Se me hizo eterno, pero por fin llegamos al punto de donde habíamos partido mientras yo procedía, pacientemente, a apartar el enmarañado cabello de mi cara y a desenroscar el chal que, juguetón con el viento, casi me había envuelto medio cuerpo y me daba el aspecto de una momia montada en un camello...Mi imagen de seductora aventurera hubiera echado para atrás al mismísimo Indiana Jones.
De tal guisa llegaba yo al final de mi suplicio.

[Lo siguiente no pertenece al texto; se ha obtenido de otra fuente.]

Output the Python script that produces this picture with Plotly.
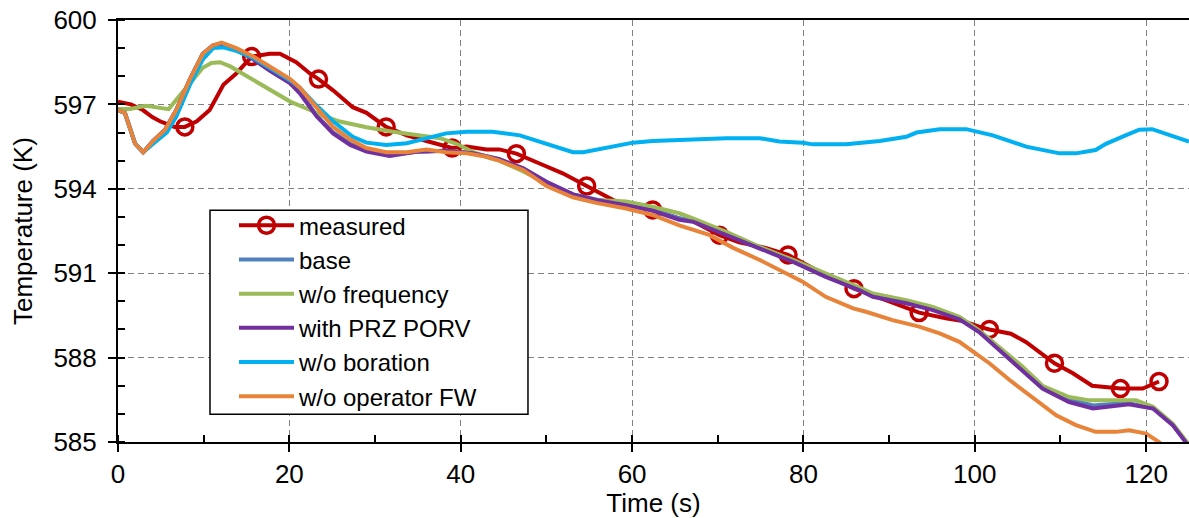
import plotly.graph_objects as go

# ---------------- data ----------------
meas_t = [0, 1.5, 2.9, 4.0, 4.9, 6.6, 7.8, 9.2, 10.7, 12.3, 13.8, 15.6, 17.7, 18.9, 20.8, 22.4,
          23.4, 25.1, 27.4, 29.0, 31.3, 33.7, 36.0, 38.3, 39.0, 40.7, 43.0, 44.5, 46.5, 49.2,
          51.9, 54.7, 57.8, 60.1, 62.4, 65.5, 67.1, 70.2, 72.5, 75.6, 78.2, 81.9, 85.9, 90.0,
          93.5, 96.6, 98.6, 100.5, 101.7, 104.2, 106.0, 109.3, 111.4, 113.7, 117.0, 119.6, 121.5]
meas_T = [597.1, 597.0, 596.8, 596.55, 596.4, 596.2, 596.2, 596.4, 596.8, 597.7, 598.1, 598.7,
          598.8, 598.8, 598.5, 598.1, 597.9, 597.5, 596.9, 596.7, 596.2, 595.9, 595.7, 595.5,
          595.45, 595.5, 595.4, 595.4, 595.25, 594.9, 594.55, 594.1, 593.6, 593.4, 593.25,
          592.95, 592.85, 592.35, 592.1, 591.9, 591.65, 591.05, 590.45, 590.0, 589.6, 589.4,
          589.3, 589.1, 589.0, 588.85, 588.55, 587.8, 587.45, 587.0, 586.9, 586.9, 587.15]
meas_marker_t = [7.8, 15.6, 23.4, 31.3, 39.0, 46.5, 54.7, 62.4, 70.2, 78.2, 85.9, 93.5,
                 101.7, 109.3, 117.0, 121.5]

orange_t = [0, 0.8, 2.0, 2.95, 4.1, 5.5, 6.8, 8.4, 9.9, 11.1, 12.1, 13.8, 15.8, 17.7, 20.1,
            21.2, 23.2, 25.1, 27.1, 29.0, 31.3, 33.7, 36.0, 38.3, 40.7, 43.0, 44.5, 47.3, 50.0,
            53.1, 55.8, 59.3, 62.4, 65.5, 69.0, 71.8, 74.9, 77.2, 79.9, 82.6, 85.8, 87.3, 90.4,
            93.5, 95.9, 98.2, 99.8, 101.7, 104.2, 106.6, 109.5, 111.8, 114.1, 116.5, 118.0,
            120.0, 121.5, 122.5]
orange_T = [596.8, 596.7, 595.6, 595.3, 595.7, 596.1, 596.8, 597.9, 598.8, 599.1, 599.2, 599.0,
            598.7, 598.35, 597.9, 597.6, 596.9, 596.2, 595.75, 595.45, 595.3, 595.3, 595.4,
            595.3, 595.26, 595.14, 595.0, 594.67, 594.1, 593.7, 593.5, 593.3, 593.07, 592.7,
            592.36, 591.9, 591.47, 591.1, 590.7, 590.16, 589.75, 589.63, 589.33, 589.1, 588.86,
            588.56, 588.2, 587.8, 587.17, 586.6, 585.95, 585.6, 585.36, 585.36, 585.42, 585.3,
            585.0, 584.7]

cyan_t = [0, 0.8, 2.0, 2.95, 4.1, 5.7, 6.8, 8.4, 9.9, 11.1, 12.3, 13.8, 15.8, 17.7, 20.1, 21.2,
          23.2, 25.1, 27.4, 29.0, 31.3, 33.7, 36.0, 38.3, 40.7, 43.7, 46.9, 50.0, 53.1, 54.3,
          57.8, 60.1, 62.4, 66.3, 71.0, 74.9, 77.2, 79.9, 81.1, 85.0, 88.9, 92.0, 93.2, 95.9,
          99.0, 102.1, 106.0, 109.9, 111.8, 114.1, 115.3, 117.6, 119.2, 120.7, 122.3, 125.0]
cyan_T = [596.8, 596.7, 595.6, 595.3, 595.6, 596.0, 596.57, 597.7, 598.6, 599.0, 599.03, 598.9,
          598.65, 598.3, 597.85, 597.6, 596.95, 596.4, 595.85, 595.64, 595.56, 595.62, 595.8,
          595.97, 596.03, 596.03, 595.9, 595.6, 595.3, 595.3, 595.5, 595.64, 595.7, 595.76,
          595.8, 595.8, 595.68, 595.64, 595.58, 595.58, 595.7, 595.85, 596.0, 596.12, 596.12,
          595.9, 595.5, 595.26, 595.26, 595.38, 595.6, 595.9, 596.1, 596.12, 595.97, 595.68]

green_t = [0, 1.4, 3.3, 4.9, 5.9, 6.8, 8.4, 9.9, 10.9, 11.9, 13.1, 15.4, 17.7, 20.1, 22.4,
           23.6, 25.9, 29.0, 32.1, 34.8, 37.6, 39.5, 41.5, 43.4, 44.5, 47.3, 50.0, 53.1, 55.8,
           59.3, 62.4, 65.5, 67.1, 71.0, 74.9, 78.8, 82.6, 86.5, 88.1, 92.0, 95.1, 98.2, 100.5,
           103.6, 105.5, 107.9, 111.0, 113.4, 116.5, 118.8, 120.8, 123.1, 124.6, 125.0]
green_T = [596.84, 596.84, 596.95, 596.87, 596.83, 597.16, 597.75, 598.3, 598.47, 598.5,
           598.35, 597.93, 597.5, 597.1, 596.8, 596.63, 596.39, 596.19, 596.03, 595.9, 595.8,
           595.6, 595.3, 595.09, 595.0, 594.62, 594.2, 593.78, 593.6, 593.55, 593.36, 593.13,
           592.95, 592.47, 591.94, 591.47, 591.0, 590.5, 590.28, 590.04, 589.8, 589.45, 588.97,
           588.2, 587.7, 587.0, 586.6, 586.48, 586.48, 586.48, 586.25, 585.65, 585.06, 584.9]

purple_t = [0, 0.8, 2.0, 2.95, 4.1, 5.5, 6.8, 8.4, 9.9, 11.1, 12.1, 13.8, 15.8, 17.7, 20.1,
            21.2, 23.2, 25.1, 27.1, 29.0, 31.7, 34.8, 38.3, 41.4, 44.5, 47.3, 50.0, 53.1, 55.8,
            59.3, 62.4, 65.5, 67.1, 71.0, 74.9, 78.8, 82.6, 86.5, 88.1, 92.0, 95.1, 98.2, 100.5,
            103.6, 105.5, 107.9, 111.0, 113.8, 116.5, 118.0, 120.8, 123.1, 124.6, 125.0]
purple_T = [596.8, 596.7, 595.6, 595.3, 595.7, 596.1, 596.8, 597.9, 598.8, 599.1, 599.15, 598.95,
            598.6, 598.2, 597.75, 597.4, 596.57, 595.97, 595.56, 595.32, 595.17, 595.32, 595.35,
            595.26, 595.05, 594.73, 594.25, 593.8, 593.6, 593.42, 593.22, 592.9, 592.83, 592.36,
            591.88, 591.4, 590.87, 590.4, 590.16, 589.93, 589.69, 589.36, 588.91, 588.09,
            587.55, 586.9, 586.42, 586.19, 586.3, 586.34, 586.19, 585.6, 585.0, 584.85]

base_t = [0, 0.8, 2.0, 2.95, 4.1, 5.5, 6.8, 8.4, 9.9, 11.1, 12.1, 13.8, 15.8, 17.7, 20.1,
          21.2, 23.2, 25.1, 27.1, 29.0, 31.7, 34.8, 38.3, 41.4, 44.5, 47.3, 50.0, 53.1, 55.8,
          59.3, 62.4, 65.5, 67.1, 71.0, 74.9, 78.8, 82.6, 86.5, 88.1, 92.0, 95.1, 98.2, 100.5,
          103.6, 105.5, 107.9, 111.0, 113.8, 116.5, 118.0, 120.8, 123.1, 124.6, 125.0]
base_T = [596.8, 596.7, 595.6, 595.3, 595.7, 596.1, 596.8, 597.9, 598.8, 599.1, 599.15, 598.97,
          598.62, 598.22, 597.78, 597.45, 596.6, 596.0, 595.6, 595.35, 595.2, 595.32, 595.35,
          595.27, 595.05, 594.72, 594.24, 593.8, 593.62, 593.45, 593.26, 592.95, 592.86, 592.4,
          591.9, 591.42, 590.9, 590.43, 590.2, 589.97, 589.72, 589.39, 588.93, 588.12, 587.6,
          586.94, 586.5, 586.3, 586.36, 586.38, 586.2, 585.62, 585.02, 584.87]

names = ["measured", "base", "w/o frequency", "with PRZ PORV", "w/o boration", "w/o operator FW"]
colors = ["#C00000", "#4F81BD", "#9BBB59", "#7030A0", "#00B0F0", "#E8833A"]

x_ticks = [0, 20, 40, 60, 80, 100, 120]
y_ticks = [585, 588, 591, 594, 597, 600]

FONT = "Liberation Sans, Arial, sans-serif"
FS = 26
LFS = 24

fig = go.Figure()

red = colors[0]
marker_style = dict(symbol="circle-open", size=16, color=red, opacity=1,
                    line=dict(color=red, width=3.5))

# measured line
fig.add_trace(go.Scatter(x=meas_t, y=meas_T, mode="lines", showlegend=False,
                         line=dict(color=red, width=4), hoverinfo="skip"))
# measured markers (subset of measured points)
mk_x = [t for t, T in zip(meas_t, meas_T) if t in meas_marker_t]
mk_y = [T for t, T in zip(meas_t, meas_T) if t in meas_marker_t]
fig.add_trace(go.Scatter(x=mk_x, y=mk_y, mode="markers", showlegend=False,
                         marker=marker_style))
# legend proxy for measured
fig.add_trace(go.Scatter(x=[None], y=[None], mode="lines+markers", name=names[0],
                         line=dict(color=red, width=4), marker=marker_style))

series = [(base_t, base_T), (green_t, green_T), (purple_t, purple_T),
          (cyan_t, cyan_T), (orange_t, orange_T)]
for (tx, ty), nm, col in zip(series, names[1:], colors[1:]):
    fig.add_trace(go.Scatter(x=tx, y=ty, name=nm, mode="lines",
                             line=dict(color=col, width=4)))

grid_style = dict(showgrid=True, gridcolor="#808080", gridwidth=1.3, griddash="6px,4px")

# legend frame (plot-area pixel layout: x 118..1189, y 20..441.7)
fig.add_shape(type="rect", xref="paper", yref="paper",
              x0=0.0859, x1=0.3828, y0=0.0657, y1=0.5494,
              line=dict(color="black", width=1.5), fillcolor="white", layer="above")

# y-axis title as annotation for precise placement
fig.add_annotation(text="Temperature (K)", xref="paper", yref="paper",
                   x=-0.0887, y=0.5, xanchor="center", yanchor="middle",
                   textangle=-90, showarrow=False, font=dict(size=FS))

fig.update_layout(
    width=1189, height=518,
    margin=dict(l=118, r=0, t=20, b=76),
    paper_bgcolor="white", plot_bgcolor="white",
    font=dict(family=FONT, size=FS, color="black"),
    showlegend=True,
    legend=dict(x=0.1083, y=0.566, xanchor="left", yanchor="top",
                bgcolor="rgba(0,0,0,0)", borderwidth=0,
                font=dict(size=LFS), itemsizing="trace", itemwidth=55,
                tracegroupgap=0),
    xaxis=dict(range=[0, 125], tickvals=x_ticks, ticks="outside", ticklen=8,
               tickwidth=1.5, tickcolor="black", showline=True, linecolor="black",
               linewidth=2, mirror=True, zeroline=False,
               minor=dict(dtick=10, tick0=0, ticks="inside", ticklen=7,
                          tickcolor="black", tickwidth=1.5, showgrid=False),
               title=dict(text="Time (s)", standoff=0, font=dict(size=FS)),
               **grid_style),
    yaxis=dict(range=[585, 600], tickvals=y_ticks, ticks="outside", ticklen=8,
               tickwidth=1.5, tickcolor="black", showline=True, linecolor="black",
               linewidth=2, zeroline=False, ticklabelstandoff=6,
               minor=dict(dtick=1, tick0=585, ticks="inside", ticklen=7,
                          tickcolor="black", tickwidth=1.5, showgrid=False),
               **grid_style),
)

fig.write_html("out.html")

Uno a uno, los camellos se colocaron de nuevo en fila para, ordenadamente, y a la siempre ininteligible voz del camellero, empezar a sentarse para que sus pasajeros, ya desbordados por un entusiasmo colectivo, descendieran.
Todos se sentaron. Todos, menos el mío. Estaba claro que algo tenía en mi contra o que se estaba vengando de mi aullido…
Me imaginé el espectáculo… Decenas de camellos, ya libres de su carga, sentados plácidamente en el suelo y, en medio de ellos, desafiante y rebelde, el mío, obstinado en seguir sobre sus cuatro patas. Yo, colgada todavía en los aires, ya casi me había librado del maldito chal.
Por fin, tras segundos que me parecieron horas, el camellero de incomprensibles órdenes se dirigió hacia nosotros. De nuevo con señales evidentes de enfado en su rostro, no se si por el camello díscolo o por verme a mí, le lanzó uno de sus enigmáticos gritos.
Nada. Como si no fuera con él. Mi camello seguía en pie. No había duda... aquello era una venganza. Primero la del chal y ahora la del camello. ¿Se vengaría el niño llorón también de mí?
Un nuevo grito, esta vez más fuerte y totalmente comprensible:
“¡¡Baja, loca!!”

Y entonces funcionó. Como mágico conjuro, esas dos palabras bastaron para que mi camello por fin, lenta y pausadamente, se sentara.
Más que bajar, casi me tiré al suelo mientras, para mis adentros, me preguntaba si esa orden había ido dirigida al camello o a mí...
A punto estaba de preguntarle al siempre enfadado camellero cuando me topé, por primera vez, con su sonrisa. Eso sí, burlona. Tanto, que opté por callarme.
Preferí ignorar la respuesta. Ya en tierra firme, recompuse como pude mis cabellos, guardé mi chal en lo más hondo de mi mochila y, con la mayor dignidad posible, me alejé cuan rápida pude, sin despedirme, del camello.
Prometo volver a Lanzarote, isla que me enamoró. Si alguna vez me pierdo, es posible que me encontréis allí, entre su cielo azul, sus blancas casas y su negra tierra... Pero también prometo, y al Timanfaya pongo por testigo, que nunca más volveré a subirme a un camello.